Evaluation of Language Models

Generally, there are two types of evaluation:

  • extrinsic evaluation is to embed a LM in the real-world application (say a machine translator). it is practical, direct, but expensive, sometimes even impossible
  • intrinsic evaluation is to measure the performance of an application by some metrics, independent of any application (traditional ML). But an intrinsic improvement doesn’t guarantee an extrinsic improvement

We would like to go for intrinsic evaluation first. The most popular intrinsic evaluation metric is the perplexity. Perplexity describes how “surprising” the test set sounds like to our LM. Formally, the perplexity of a LM is the inverse probability of the test set. A test set consisted with N words $W = w_1 \cdots w_N$,

We have perplexity

\[\text{perplexity}(W) = P(w_1w_2\cdots w_N)^{-\frac{1}{N}} \tag 4\]

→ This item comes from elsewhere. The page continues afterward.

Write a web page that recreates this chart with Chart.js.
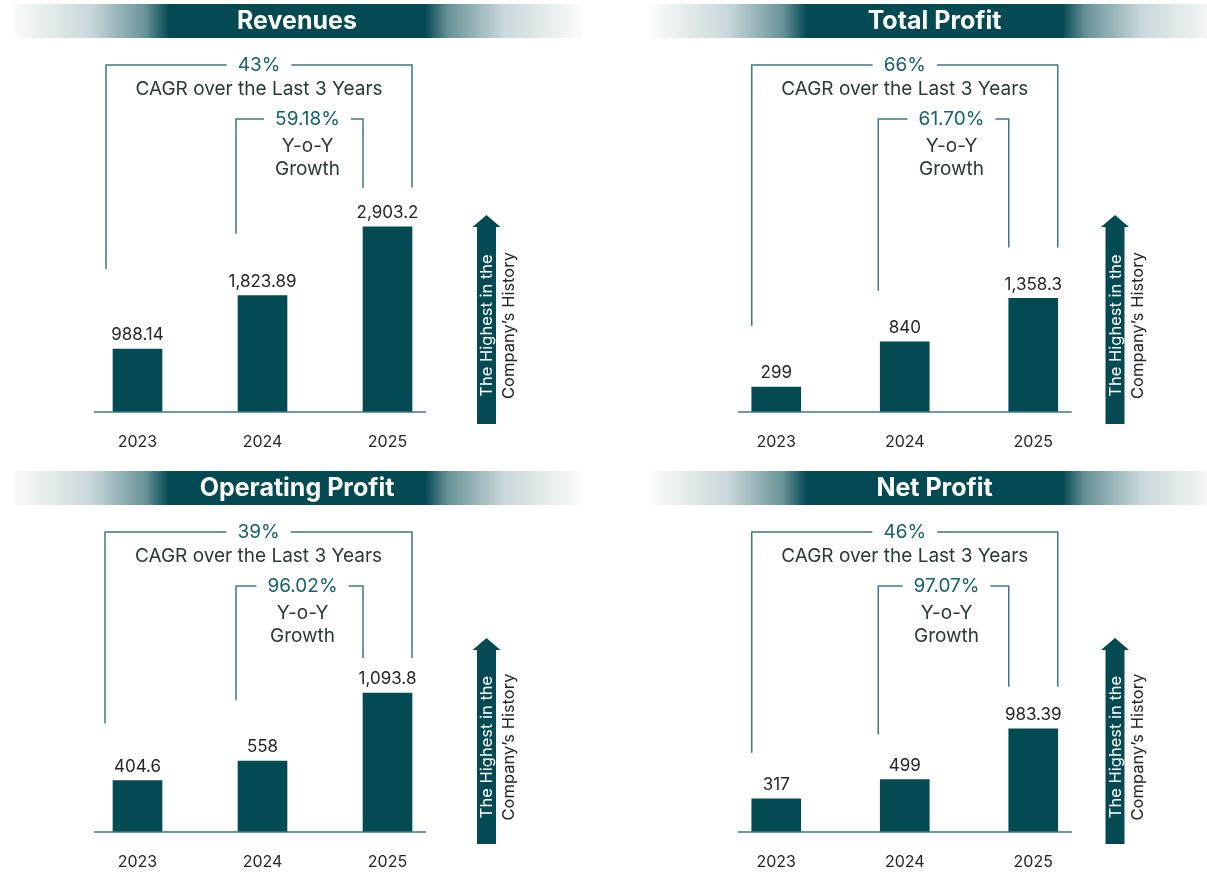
<!DOCTYPE html>
<html>
<head>
<meta charset="utf-8">
<script src="https://cdn.jsdelivr.net/npm/chart.js@4.4.1/dist/chart.umd.min.js"></script>
<style>
  html, body { margin: 0; background: #fff; }
  body { width: 1207px; height: 877px; position: relative; overflow: hidden; }
  .panel { position: absolute; }
</style>
</head>
<body>
<div class="panel" id="p0"><canvas id="revenueChart"></canvas></div>
<div class="panel" id="p1"><canvas id="totalProfitChart"></canvas></div>
<div class="panel" id="p2"><canvas id="operatingProfitChart"></canvas></div>
<div class="panel" id="p3"><canvas id="netProfitChart"></canvas></div>
<script>
// data
const years = ['2023', '2024', '2025'];
const titles = ['Revenues', 'Total Profit', 'Operating Profit', 'Net Profit'];
const revenues = [988.14, 1823.89, 2903.2];
const totalProfit = [299, 840, 1358.3];
const operatingProfit = [404.6, 558, 1093.8];
const netProfit = [317, 499, 983.39];
const cagr = ['43%', '66%', '39%', '46%'];
const yoy = ['59.18%', '61.70%', '96.02%', '97.07%'];
const cagrText = 'CAGR over the Last 3 Years';
const yoyText = ['Y-o-Y', 'Growth'];
const arrowText = ['The Highest in the', 'Company\u2019s History'];

const series = [revenues, totalProfit, operatingProfit, netProfit];
const canvasIds = ['revenueChart', 'totalProfitChart', 'operatingProfitChart', 'netProfitChart'];

// layout of each panel (pixels)
const layouts = [
    { left: 0, top: 0, width: 603, height: 460, plotLeft: 75, plotRight: 450, base: 412, pxPerUnit: 0.0638,
      bannerX: 297, arrowX: 486.5, arrowTop: 215, outerShift: -7, innerShift: 8, axisPad: [19, 14], tails: [80, 62, 39] },
    { left: 603, top: 0, width: 604, height: 460, plotLeft: 109, plotRight: 494.5, base: 412, pxPerUnit: 0.0836,
      bannerX: 331.5, arrowX: 512, arrowTop: 215, outerShift: 0, innerShift: 8, axisPad: [14, 14], tails: [61, 51, 51] },
    { left: 0, top: 467, width: 603, height: 410, plotLeft: 75, plotRight: 450, base: 365, pxPerUnit: 0.127,
      bannerX: 297, arrowX: 486.5, arrowTop: 171, outerShift: -8, innerShift: 3, axisPad: [19, 14], tails: [57, 61, 35] },
    { left: 603, top: 467, width: 604, height: 410, plotLeft: 109, plotRight: 494.5, base: 365, pxPerUnit: 0.105,
      bannerX: 331.5, arrowX: 512, arrowTop: 171, outerShift: 0, innerShift: 3, axisPad: [14, 14], tails: [46, 45, 42] }
];

const FONT = 'Inter, "Noto Sans", sans-serif';
const BAR = '#044a52';
const BANNER = '4,74,83';
const LINE = '#3d7a80';
const PCT = '#15626b';
const TEXT = '#2a3a37';
const LABEL = '#262626';
const PLOT_TOP = 50;

const fmt = new Intl.NumberFormat('en-US', { maximumFractionDigits: 2 });

const decorPlugin = {
    id: 'decor',
    beforeDraw(chart, args, o) {
        const ctx = chart.ctx;
        const cx = o.layout.bannerX, half = 284, dark = 128;
        const g = ctx.createLinearGradient(cx - half, 0, cx + half, 0);
        const a = (half - dark) / (2 * half);
        g.addColorStop(0, `rgba(${BANNER},0.02)`);
        g.addColorStop(a * 0.5, `rgba(${BANNER},0.22)`);
        g.addColorStop(a * 0.85, `rgba(${BANNER},0.6)`);
        g.addColorStop(a, `rgba(${BANNER},1)`);
        g.addColorStop(1 - a, `rgba(${BANNER},1)`);
        g.addColorStop(1 - a * 0.85, `rgba(${BANNER},0.6)`);
        g.addColorStop(1 - a * 0.5, `rgba(${BANNER},0.22)`);
        g.addColorStop(1, `rgba(${BANNER},0.02)`);
        ctx.save();
        ctx.fillStyle = g;
        ctx.fillRect(cx - half, 4, 2 * half, 34);
        ctx.fillStyle = '#fff';
        ctx.font = `bold 25px ${FONT}`;
        ctx.textAlign = 'center';
        ctx.textBaseline = 'middle';
        ctx.fillText(o.title, cx, 21);
        ctx.restore();
    },
    afterDatasetsDraw(chart, args, o) {
        const ctx = chart.ctx;
        const L = o.layout;
        const bars = chart.getDatasetMeta(0).data;
        const left = i => bars[i].x - bars[i].width / 2;
        const right = i => bars[i].x + bars[i].width / 2;
        ctx.save();

        // baseline
        ctx.strokeStyle = LINE;
        ctx.lineWidth = 1.5;
        ctx.beginPath();
        ctx.moveTo(left(0) - L.axisPad[0], L.base);
        ctx.lineTo(right(2) + L.axisPad[1], L.base);
        ctx.stroke();

        // value labels
        ctx.fillStyle = LABEL;
        ctx.font = `17px ${FONT}`;
        ctx.textAlign = 'center';
        ctx.textBaseline = 'middle';
        bars.forEach((b, i) => ctx.fillText(fmt.format(o.values[i]), b.x, b.y - 14));

        const pctFont = `19px ${FONT}`;
        function bracket(xL, xR, yTop, yBotL, yBotR, label, labelX) {
            ctx.font = pctFont;
            const w = ctx.measureText(label).width + 22;
            ctx.strokeStyle = LINE;
            ctx.lineWidth = 1.5;
            ctx.beginPath();
            ctx.moveTo(xL, yBotL);
            ctx.lineTo(xL, yTop);
            ctx.lineTo(labelX - w / 2, yTop);
            ctx.moveTo(labelX + w / 2, yTop);
            ctx.lineTo(xR, yTop);
            ctx.lineTo(xR, yBotR);
            ctx.stroke();
            ctx.fillStyle = PCT;
            ctx.fillText(label, labelX, yTop);
        }

        const rightBottom = bars[2].y - L.tails[2];
        const oL = left(0) + L.outerShift, oR = right(2);
        const oX = (oL + oR) / 2;
        bracket(oL, oR, 65, bars[0].y - L.tails[0], rightBottom, o.cagr, oX);
        ctx.fillStyle = TEXT;
        ctx.font = `19px ${FONT}`;
        ctx.fillText(cagrText, oX, 89);

        const iL = left(1) - 2, iR = left(2);
        const iX = (iL + iR) / 2 + L.innerShift;
        bracket(iL, iR, 119, bars[1].y - L.tails[1], rightBottom, o.yoy, iX);
        ctx.fillStyle = TEXT;
        ctx.font = `19px ${FONT}`;
        ctx.fillText(yoyText[0], iX, 146);
        ctx.fillText(yoyText[1], iX, 169);

        // arrow
        const ax = L.arrowX, top = L.arrowTop, bottom = L.base + 12;
        ctx.fillStyle = BAR;
        ctx.beginPath();
        ctx.moveTo(ax - 9.5, bottom);
        ctx.lineTo(ax - 9.5, top + 12);
        ctx.lineTo(ax - 14, top + 12);
        ctx.lineTo(ax, top);
        ctx.lineTo(ax + 14, top + 12);
        ctx.lineTo(ax + 9.5, top + 12);
        ctx.lineTo(ax + 9.5, bottom);
        ctx.closePath();
        ctx.fill();
        const mid = (top + 12 + bottom) / 2;
        ctx.font = `16.5px ${FONT}`;
        ctx.save();
        ctx.translate(ax, mid);
        ctx.rotate(-Math.PI / 2);
        ctx.fillStyle = '#fff';
        ctx.fillText(arrowText[0], 0, 1);
        ctx.restore();
        ctx.save();
        ctx.translate(ax + 22, mid);
        ctx.rotate(-Math.PI / 2);
        ctx.fillStyle = LABEL;
        ctx.fillText(arrowText[1], 0, 1);
        ctx.restore();

        ctx.restore();
    }
};

series.forEach((values, k) => {
    const L = layouts[k];
    const box = document.getElementById('p' + k);
    Object.assign(box.style, { left: L.left + 'px', top: L.top + 'px', width: L.width + 'px', height: L.height + 'px' });
    new Chart(document.getElementById(canvasIds[k]), {
        type: 'bar',
        data: {
            labels: years,
            datasets: [{ data: values, backgroundColor: BAR, borderWidth: 0, barThickness: 49 }]
        },
        options: {
            responsive: true,
            maintainAspectRatio: false,
            animation: false,
            layout: { padding: { left: L.plotLeft, right: L.width - L.plotRight, top: PLOT_TOP, bottom: 0 } },
            plugins: {
                legend: { display: false },
                tooltip: { enabled: false },
                decor: { layout: L, title: titles[k], values: values, cagr: cagr[k], yoy: yoy[k] }
            },
            scales: {
                x: {
                    grid: { display: false },
                    border: { display: false },
                    ticks: { color: LABEL, font: { family: FONT, size: 16 }, padding: 13 },
                    afterFit: scale => { scale.height = L.height - L.base; }
                },
                y: { display: false, min: 0, max: (L.base - PLOT_TOP) / L.pxPerUnit }
            }
        },
        plugins: [decorPlugin]
    });
});
</script>
</body>
</html>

To calculate the perplexity, we should follow how the LM is defined. For instance, the perplexity of a bigram is (apply Eq .2 in Eq. 4)

\[\text{perplexity}(W) = {\prod_{i=1}^N P(w_i|w_i-1)}^{-\frac{1}{N}} \tag 5\]

Lower perplexity often implies a better LM, as the test set is less surprising to our LM. But if we want to assure that it is indeed better in the real-world application, we still need to carry out extrinsic evaluation.